When the Bingo playing is over he will continue to masturbate.
- Acknowledge his need to express sexual feelings: e.g., "Mr. Jones,
you really miss being close to a woman and having sex." Use these Validation
techniques:
- Reminiscing: e.g., "Do you remember the first time
you had sex?"
- The Preferred Sense: tap his visual memory, e.g., "What
did she look like? Did she have blue eyes?"
These Validation techniques build trust. Without trust, Validation doesn't
work. The man chuckles as he pictures the scene in his minds eye. He
remembers the moment in detail. Expressing his sexual feelings, he
does not need to act them out as much. An important Validation principle
is when
feelings are expressed and validated, they dissipate and lose their
strength.
When you are an adult child
Example: Your 92-year-old mother is diagnosed with Alzheimer's Dementia.
She hides her picture albums, her scrapbooks, and her wedding ring,
and then she accuses you of throwing her precious things away. When you
find her ring and her pictures, she turns her back on you and walks
away, muttering "How do you know where they were? You got them out of
the garbage can where you threw them." Should you:
- Convince your mother that she hid her things herself. Show her where
you found her things. Assure her that you do not need her things.
You have your own wedding ring.
- No. Your mother will argue with you because on an unconscious level
of awareness, she knows you are right. She hid her precious things
in the middle of the night herself, but she cannot admit it. She
cannot be honest with herself. She never was. She hid her things
on purpose to express her feelings of loss. Her picture albums,
her scrapbooks, and her wedding ring symbolize her losses: her
youth, her husband, her sexuality. She feels as if she is being
thrown in the garbage. She accuses other people of robbing her
because she cannot be responsible for what has happened to her.

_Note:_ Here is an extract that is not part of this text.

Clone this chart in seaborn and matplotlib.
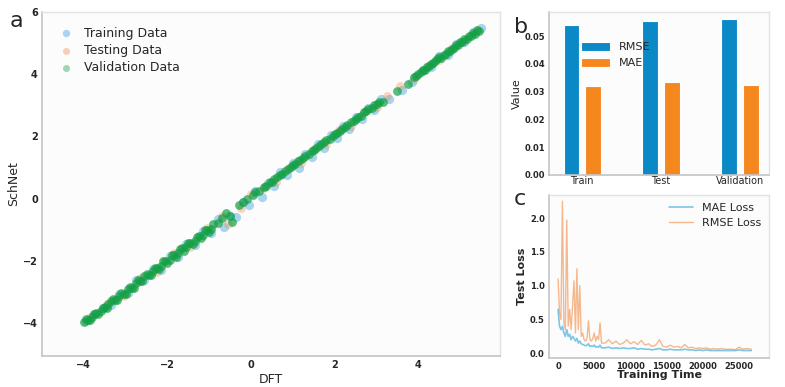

She yells at the world to relieve her anger at being robbed of
her youth. When no-one listens, her accusations increase.
- Use the "Therapeutic lie." Agree with her. e.g., Yes, you stole
her wedding ring and picture album, but now you are returning them.
She doesn't
have to worry. You won't steal them again.
- No. Your mother will be quiet for a moment, but she will not trust you.
Deep down, she knows you are lying, patronizing her to keep her
quiet. The next night, she will hide her things again. She needs
to vent her feelings at being robbed, but no one hears.
- Help her express her rage. Empathize with her fear of aging, dependence,
loneliness, and death. Understand that her possessions are symbols
of her youth. Use these Validation techniques:
- Rephrase: e.g., "Your wedding ring is gone,
and you say I have stolen it?"
- Use the visual sense: e.g., "That was that beautiful
white gold wedding ring with the date of your marriage engraved
on the inside."
- Reminisce: e.g., "How old were you when you
were married, Mom. How old was Dad. How did you meet him?"
If you genuinely listen to her, empathizing, she will tell you how much she
has lost. If you use these techniques every day, for about ten
minutes, after about three weeks, her grief will lessen. She
will stop hiding her possessions as much. She is not cured. You
can't cure aging. It's too late to give her insight. She will
not face her fears directly. But now she will feel less fearful
and safe with you,
because she trusts you because you listened and understood.